I never did get to share with Ray how I constructed a message but over 20 years later, I had the opportunity to lead an elective on teaching at a spiritual gifts workshop weekend. It thrilled my heart and was so rewarding, perhaps like the swimmer touching the end of the pool signallng the next swimmer's entrance into the water, or the runner passing on the baton. In fact, we only got halfway through my material, I really needed to divide the elective into two parts. It felt so healing, even though so late in coming. If only I had done it sooner; the opportunity was there.
2 Timothy 2:2 says it all:
You shall teach people who you can trust the things you and many others have heard me say. Then they will be able to teach others
New Century Translation
Entrust this message to faithful individuals who will be competent to teach others
God's Word
Surely, it's the highest calling there is. Jesus invested three valuable years into 12 men, and the world's never been the same since. Notice it's passing the baton on to reliable, trusted, competent, faithful individuals. Paul doesn't teach an “any-man ministry.” The church cannot run well under the banner of an open teaching pulpit.

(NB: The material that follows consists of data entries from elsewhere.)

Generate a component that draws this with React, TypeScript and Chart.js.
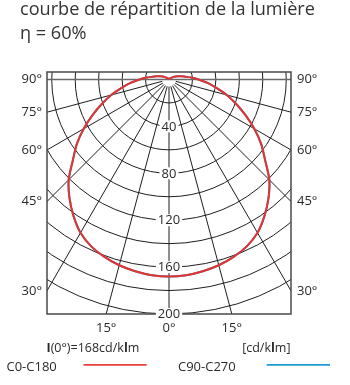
import React, { useEffect, useRef } from "react";
import { Chart, registerables } from "chart.js";

Chart.register(...registerables);

// ---- data ----
const gammaDeg = [0, 5, 10, 15, 20, 25, 30, 35, 40, 45, 50, 55, 60, 65, 70, 75, 80, 85, 90, 95, 100, 105, 110, 115, 120, 130, 140, 150, 165, 180];
const intensityC0C180 = [168, 167.5, 166, 164, 161, 157, 151, 142, 132, 121, 107, 96, 84, 72, 61, 51, 41, 33, 25, 19, 14, 11, 8, 6, 4, 2, 1, 0.5, 0.2, 0];
const intensityC90C270 = [168, 167.5, 166, 164, 161, 157, 151, 142, 132, 121, 107, 96, 84, 72, 61, 51, 41, 33, 25, 19, 14, 11, 8, 6, 4, 2, 1, 0.5, 0.2, 0];
const seriesNames = ["C0-C180", "C90-C270"];
const circleValues = [20, 40, 60, 80, 100, 120, 140, 160, 180, 200];
const circleLabels = [40, 80, 120, 160, 200];
const radialAngles = [0, 15, 30, 45, 60, 75];
const sideAngles = [90, 75, 60, 45, 30];
const bottomAngles = [-15, 0, 15];
const maxIntensity = 200;
const titleLine1 = "courbe de répartition de la lumière";
const titleLine2 = "η = 60%";
const i0Text = ["I", "(0°)=168cd/k", "l", "m"];
const unitText = ["[cd/k", "l", "m]"];

const FONT = "'Open Sans', 'Noto Sans', sans-serif";

function toPoints(vals: number[]) {
  const pts: { x: number; y: number }[] = [];
  for (let i = gammaDeg.length - 1; i >= 0; i--) {
    const g = (gammaDeg[i] * Math.PI) / 180;
    pts.push({ x: -vals[i] * Math.sin(g), y: -vals[i] * Math.cos(g) });
  }
  for (let i = 1; i < gammaDeg.length; i++) {
    const g = (gammaDeg[i] * Math.PI) / 180;
    pts.push({ x: vals[i] * Math.sin(g), y: -vals[i] * Math.cos(g) });
  }
  return pts;
}

function drawRich(ctx: CanvasRenderingContext2D, parts: string[], boldIdx: number[], x: number, y: number, size: number, align: "left" | "right") {
  const fonts = parts.map((_, i) => (boldIdx.includes(i) ? `bold ${size}px ${FONT}` : `${size}px ${FONT}`));
  let total = 0;
  const widths = parts.map((p, i) => {
    ctx.font = fonts[i];
    const w = ctx.measureText(p).width;
    total += w;
    return w;
  });
  let cx = align === "left" ? x : x - total;
  ctx.textAlign = "left";
  parts.forEach((p, i) => {
    ctx.font = fonts[i];
    ctx.fillText(p, cx, y);
    cx += widths[i];
  });
}

const polarPlugin = {
  id: "polarGrid",
  beforeDatasetsDraw(chart: any) {
    const { ctx, chartArea: a, scales } = chart;
    const xs = scales.x;
    const ys = scales.y;
    const cx = xs.getPixelForValue(0);
    const cy = ys.getPixelForValue(0);
    const kx = xs.getPixelForValue(1) - cx;
    const ky = cy - ys.getPixelForValue(1);
    ctx.save();
    ctx.beginPath();
    ctx.rect(a.left, a.top, a.right - a.left, a.bottom - a.top);
    ctx.clip();
    ctx.strokeStyle = "#1e1e1e";
    ctx.lineWidth = 1;
    circleValues.forEach((r) => {
      ctx.beginPath();
      ctx.ellipse(cx, cy, r * kx, r * ky, 0, 0, Math.PI * 2);
      ctx.stroke();
    });
    const r0 = 6;
    const r1 = 400;
    radialAngles.forEach((ang) => {
      const g = (ang * Math.PI) / 180;
      [-1, 1].forEach((s) => {
        if (ang === 0 && s === -1) return;
        ctx.beginPath();
        ctx.moveTo(xs.getPixelForValue(s * r0 * Math.sin(g)), ys.getPixelForValue(-r0 * Math.cos(g)));
        ctx.lineTo(xs.getPixelForValue(s * r1 * Math.sin(g)), ys.getPixelForValue(-r1 * Math.cos(g)));
        ctx.stroke();
      });
    });
    ctx.strokeStyle = "#6a6a6a";
    ctx.lineWidth = 1.5;
    ctx.beginPath();
    ctx.moveTo(a.left, cy);
    ctx.lineTo(a.right, cy);
    ctx.stroke();
    ctx.restore();
  },
  afterDatasetsDraw(chart: any) {
    const { ctx, chartArea: a, scales } = chart;
    const xs = scales.x;
    const ys = scales.y;
    const cx = xs.getPixelForValue(0);
    ctx.save();
    // frame
    ctx.strokeStyle = "#4a4a4a";
    ctx.lineWidth = 1.5;
    ctx.strokeRect(a.left, a.top, a.right - a.left, a.bottom - a.top);

    ctx.fillStyle = "#2a2a2a";
    ctx.textBaseline = "middle";
    // circle labels
    ctx.font = `13px ${FONT}`;
    ctx.textAlign = "center";
    circleLabels.forEach((v) => {
      const py = ys.getPixelForValue(-v);
      const t = String(v);
      const w = ctx.measureText(t).width;
      ctx.fillStyle = "#ffffff";
      ctx.fillRect(cx - w / 2 - 2, py - 6, w + 4, 12);
      ctx.fillStyle = "#2a2a2a";
      ctx.fillText(t, cx, py + 0.5);
    });
    // side labels
    const xEdge = xs.max;
    sideAngles.forEach((ang) => {
      const g = (ang * Math.PI) / 180;
      const yv = ang === 90 ? 0 : -xEdge / Math.tan(g);
      const py = ys.getPixelForValue(yv);
      ctx.textAlign = "right";
      ctx.fillText(`${ang}°`, a.left - 5, py);
      ctx.textAlign = "left";
      ctx.fillText(`${ang}°`, a.right + 6, py);
    });
    // bottom labels
    ctx.textAlign = "center";
    bottomAngles.forEach((ang) => {
      const g = (ang * Math.PI) / 180;
      const px = xs.getPixelForValue(maxIntensity * Math.tan(g));
      ctx.fillText(`${Math.abs(ang)}°`, px, a.bottom + 14);
    });
    // title
    ctx.textBaseline = "alphabetic";
    ctx.fillStyle = "#333333";
    ctx.textAlign = "left";
    ctx.font = `18px ${FONT}`;
    const tw = ctx.measureText(titleLine1).width;
    const ts = Math.min(19, (18 * 295) / tw);
    ctx.font = `${ts}px ${FONT}`;
    ctx.fillText(titleLine1, 20, 15);
    ctx.fillText(titleLine2, 20, 38.5);
    // I(0) and unit
    ctx.fillStyle = "#2a2a2a";
    drawRich(ctx, i0Text, [0, 2], 46.5, 351.5, 12.5, "left");
    drawRich(ctx, unitText, [1], 290.5, 351.5, 12.5, "right");
    // legend
    ctx.font = `13px ${FONT}`;
    ctx.textAlign = "left";
    ctx.fillText(seriesNames[0], 6.5, 370.5);
    ctx.fillText(seriesNames[1], 178, 370.5);
    ctx.lineWidth = 1.8;
    ctx.strokeStyle = "#e8403a";
    ctx.beginPath();
    ctx.moveTo(83.5, 364.8);
    ctx.lineTo(146.7, 364.8);
    ctx.stroke();
    ctx.strokeStyle = "#1f9ad8";
    ctx.beginPath();
    ctx.moveTo(266.7, 364.8);
    ctx.lineTo(330, 364.8);
    ctx.stroke();
    ctx.restore();
  },
};

export default function App() {
  const ref = useRef<HTMLCanvasElement | null>(null);
  useEffect(() => {
    if (!ref.current) return;
    const chart = new Chart(ref.current, {
      type: "scatter",
      data: {
        datasets: [
          {
            label: seriesNames[0],
            data: toPoints(intensityC0C180),
            borderColor: "#e5322d",
            borderWidth: 2,
            showLine: true,
            pointRadius: 0,
            tension: 0.3,
            order: 1,
          },
          {
            label: seriesNames[1],
            data: toPoints(intensityC90C270),
            borderColor: "#1f9ad8",
            borderWidth: 2,
            showLine: true,
            pointRadius: 0,
            tension: 0.3,
            order: 2,
          },
        ],
      },
      options: {
        animation: false,
        responsive: false,
        devicePixelRatio: 1,
        events: [],
        layout: { padding: { left: 47, right: 59, top: 72, bottom: 71 } },
        plugins: { legend: { display: false }, tooltip: { enabled: false } },
        scales: {
          x: { type: "linear", min: -104.05, max: 104.05, display: false },
          y: { type: "linear", min: -200, max: 6.4, display: false },
        },
      },
      plugins: [polarPlugin],
    } as any);
    return () => chart.destroy();
  }, []);
  return (
    <div style={{ position: "fixed", left: 0, top: 0, width: 350, height: 385, background: "#fff" }}>
      <canvas ref={ref} width={350} height={385} style={{ display: "block" }} />
    </div>
  );
}
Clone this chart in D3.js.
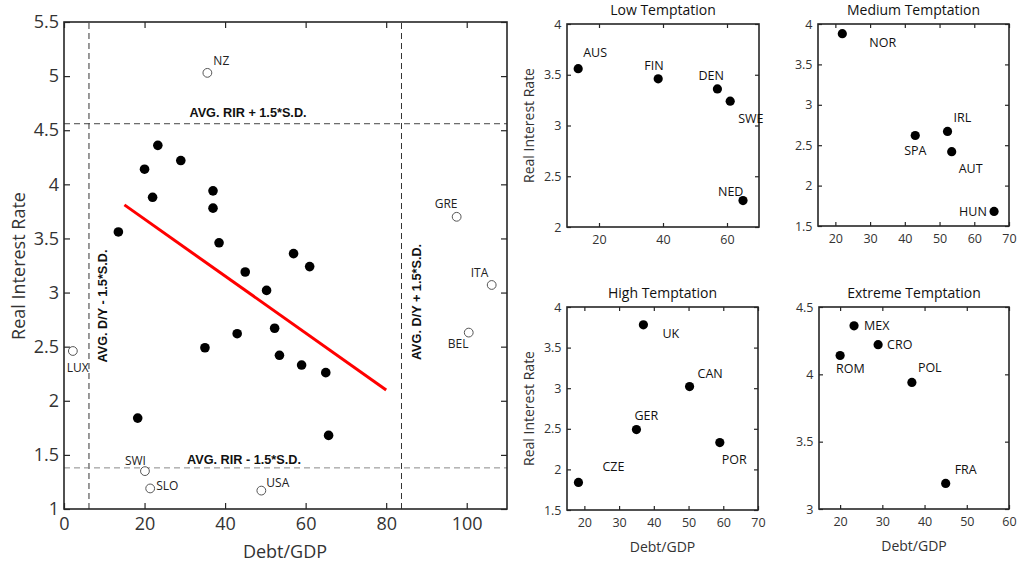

Wherever you're at in life, whatever age you're at in life, start sowing “pass the baton on” seeds. I've finally begun to learn something God tried to teach me 30 plus years ago. It must take in the whole of my life - my life as a preacher, when at work, my life as a husband, my life as a father.
Always be ready, to receive the seed that is planted your way through others
At a strategic crossroads in my life, a time when I would have been tempted to give up, a dear friend in our church approached me one day outside the church office. She looked me in the eye and said, “Wayne, there will always be work for you to do.” What a seed she planted that day! Be careful to “seed” your life and words into others and always to be ready, to receive the seed that is planted your way through others.
Perhaps, there lies a challenge for us in words from a most unlikely source, George Bernard Shaw: “I want to be thoroughly used up when I die. I rejoice in life for its own sake. Life is no brief candle to me. It is a sort of splendid torch which I've got hold of for the moment, and I want to make it burn as brightly as possible before handing it on to future generations.”¹ Praise God, when the Lord is leading the team, it's never too late.